As the lights come up ("Overture"), we enter a dreamlike scene of an elegant nightclub, circa 1940's. Showgirls, busboys, G.I.'s, waitresses and entire company are revealed in a frozen stage picture. In the center (back to audience) is Stephen, a young songwriter (and our guide for the evening). We are in the Copacabana of his imagination, populated by characters of his invention. As his studio takes shape before him, the cast unfreezes and begins to dance and sing full out to a song that is waiting to be born ("Copacabana").

Just at the number's climax, a swank Manhattan apartment set rolls out and it is present day. Stephen's wife, Samantha, is heard and it snaps him back to reality. She reminds him that her parents will be arriving soon and he needs to get ready. Stephen turns back to his keyboard and drum machine while Samantha bemoans that he looks more longingly at his machines than at her.

Stephen's song begins to take shape as he decides it will be about a showgirl at the Copa—the glamorous nightclub of 1947—just after World War II. Her name is Lola La Mar from Tulsa, OK, and she has "Just Arrived" at Grand Central Station, suitcases in hand and a dream in her heart—along with many other young women from across the U.S. Stephen is pleased with his creation so far and as he dashes into the wings, a driving big band drum beat is heard and the glamorous Copacabana takes shape. Copa Boys begin entering the stage and we hear Stephen's voice introduce Tony--a songwriter by day, and at night he works in the world famous Copacabana. Led by Tony, the Copa Boys sing and dance their way through "Dancin' Fool."
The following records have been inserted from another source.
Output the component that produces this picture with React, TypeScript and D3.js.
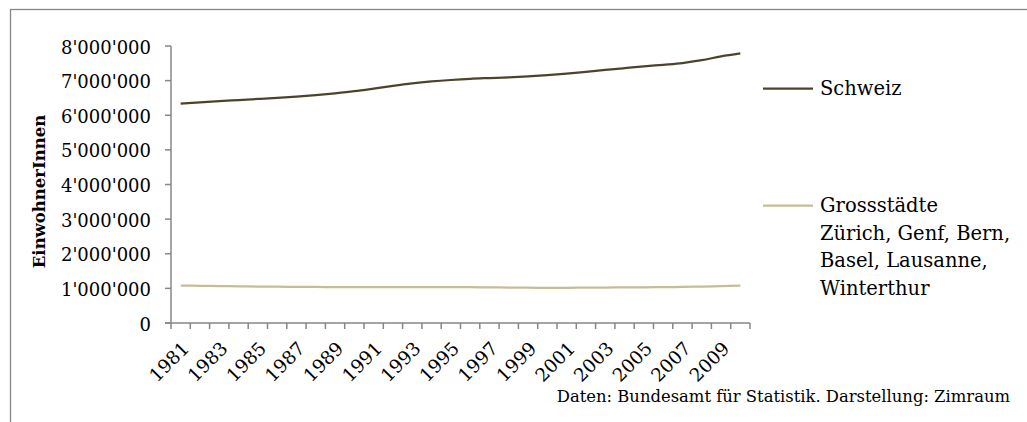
import React from "react";
import * as d3 from "d3";

// Swiss population vs. the six largest cities, 1981–2010
const years: string[] = [
  "1981", "1982", "1983", "1984", "1985", "1986", "1987", "1988", "1989", "1990",
  "1991", "1992", "1993", "1994", "1995", "1996", "1997", "1998", "1999", "2000",
  "2001", "2002", "2003", "2004", "2005", "2006", "2007", "2008", "2009", "2010",
];

const schweiz: number[] = [
  6335000, 6373000, 6408000, 6440000, 6470000, 6503000, 6540000, 6583000, 6635000, 6695000,
  6770000, 6850000, 6920000, 6975000, 7018000, 7052000, 7074000, 7094000, 7122000, 7160000,
  7202000, 7252000, 7308000, 7360000, 7412000, 7458000, 7508000, 7590000, 7700000, 7786000,
];

const grossstaedte: number[] = [
  1080000, 1074000, 1067000, 1060000, 1053000, 1048000, 1044000, 1041000, 1038000, 1036000,
  1035000, 1034000, 1034000, 1034000, 1034000, 1034000, 1030000, 1024000, 1019000, 1017000,
  1018000, 1021000, 1024000, 1027000, 1030000, 1035000, 1042000, 1052000, 1064000, 1078000,
];

const yTicks: number[] = [0, 1000000, 2000000, 3000000, 4000000, 5000000, 6000000, 7000000, 8000000];
const xLabelYears: string[] = years.filter((_, i) => i % 2 === 0);

const seriesNames = ["Schweiz", "Grossstädte"];
const legendLines: string[][] = [
  ["Schweiz"],
  ["Grossstädte", "Zürich, Genf, Bern,", "Basel, Lausanne,", "Winterthur"],
];
const yTitle = "EinwohnerInnen";
const sourceNote = "Daten: Bundesamt für Statistik. Darstellung: Zimraum";

const W = 1027;
const H = 422;
const plot = { left: 171, right: 750, top: 46, bottom: 323 };
const colors = ["#4a452a", "#c4bd97"];
const axisColor = "#878787";
const font = "'DejaVu Serif', serif";

const swissFormat = d3.formatLocale({
  decimal: ".",
  thousands: "'",
  grouping: [3],
  currency: ["", ""],
}).format(",");

export default function App() {
  const x = d3.scaleBand<string>().domain(years).range([plot.left, plot.right]).padding(0);
  const y = d3.scaleLinear().domain([0, 8000000]).range([plot.bottom, plot.top]);
  const cx = (yr: string) => (x(yr) as number) + x.bandwidth() / 2;

  const line = d3
    .line<number>()
    .x((_, i) => cx(years[i]))
    .y((v) => y(v))
    .curve(d3.curveCatmullRom.alpha(0.5));

  const series = [schweiz, grossstaedte];
  const boundaries = d3.range(years.length + 1).map((i) => plot.left + i * x.bandwidth());

  const legendX = 763;
  const legendLineLen = 50;
  const legendY = [88.5, 205.5];
  const lineGap = 27.7;

  return (
    <svg
      width={W}
      height={H}
      style={{ position: "absolute", left: 0, top: 0, background: "#fff" }}
      fontFamily={font}
    >
      {/* chart frame */}
      <rect x={10.5} y={9.5} width={W + 20} height={H + 20} fill="none" stroke={axisColor} strokeWidth={1.3} />

      {/* y axis */}
      <line x1={plot.left} x2={plot.left} y1={y(8000000)} y2={plot.bottom} stroke={axisColor} strokeWidth={1.5} />
      {yTicks.map((t) => (
        <g key={t}>
          <line x1={plot.left - 6} x2={plot.left} y1={y(t)} y2={y(t)} stroke={axisColor} strokeWidth={1.5} />
          <text x={151} y={y(t) + 1} textAnchor="end" dominantBaseline="central" fontSize={18} fill="#000">
            {swissFormat(t)}
          </text>
        </g>
      ))}

      {/* x axis */}
      <line x1={plot.left - 6} x2={plot.right} y1={plot.bottom} y2={plot.bottom} stroke={axisColor} strokeWidth={1.5} />
      {boundaries.map((bx, i) => (
        <line key={i} x1={bx} x2={bx} y1={plot.bottom} y2={plot.bottom + 6} stroke={axisColor} strokeWidth={1.5} />
      ))}
      {xLabelYears.map((yr) => (
        <text
          key={yr}
          transform={`translate(${cx(yr) + 5},${plot.bottom + 22}) rotate(-45)`}
          textAnchor="end"
          dominantBaseline="central"
          fontSize={18.5}
          fill="#000"
        >
          {yr}
        </text>
      ))}

      {/* y axis title */}
      <text
        transform={`translate(45,${(plot.top + plot.bottom) / 2 + 7}) rotate(-90)`}
        textAnchor="middle"
        fontSize={16.5}
        fontWeight="bold"
        fill="#000"
      >
        {yTitle}
      </text>

      {/* series */}
      {series.map((s, i) => (
        <path key={seriesNames[i]} d={line(s) ?? ""} fill="none" stroke={colors[i]} strokeWidth={2.25} />
      ))}

      {/* legend */}
      {legendLines.map((lines, i) => (
        <g key={seriesNames[i]}>
          <line
            x1={legendX}
            x2={legendX + legendLineLen}
            y1={legendY[i]}
            y2={legendY[i]}
            stroke={colors[i]}
            strokeWidth={2.25}
          />
          {lines.map((ln, j) => (
            <text
              key={ln}
              x={820}
              y={legendY[i] + j * lineGap}
              dominantBaseline="central"
              fontSize={19.5}
              fill="#000"
            >
              {ln}
            </text>
          ))}
        </g>
      ))}

      {/* source */}
      <text x={1010} y={401.5} textAnchor="end" fontSize={16.4} fill="#000">
        {sourceNote}
      </text>
    </svg>
  );
}
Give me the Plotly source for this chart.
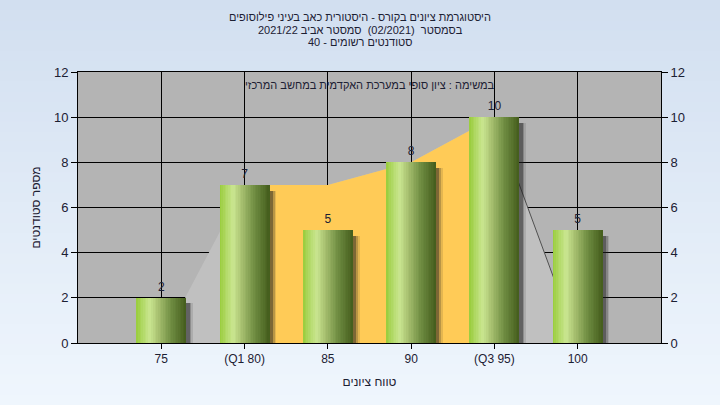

Just then, Lola enters the club, trying unsuccessfully to blend into her surroundings. She asks to see the manager, and with the help of Tony and Gladys, the worldly-wise cigarette girl, secures an audition with Sam Silver, the Copa's no-nonsense manager, for the next afternoon. As Tony watches Lola leave, he senses he's smitten and sings "Sweet Heaven" with the Copa Boys and Girls.

The next day, Tony and Lola go on several rounds of separate auditions, none successful for either. Outside the Copa later that afternoon, Lola commiserates with Gladys about her awful audition experiences and Gladys tries to offer her advice ("Copa Girl"). Inside a rehearsal is going on and tables are being set for the evening. Lola asks Sam Silver about her audition for him and since she does not have an accompanist, Tony offers to play for her. Sam sits and Tony goes to the piano with Lola's music, her original song and arrangement from back home. She begins as she has done so for all the other (unsuccessful) auditions. When Sam stops her, Tony interrupts and asks for a chance to do it again—a bit differently this time. He quickly coaches Lola on what to do and she timidly begins "Man Wanted," but becomes bolder as it progresses—even dancing during the number. Sam gives her the job and being impressed with Tony as well, tells him he's back in the show.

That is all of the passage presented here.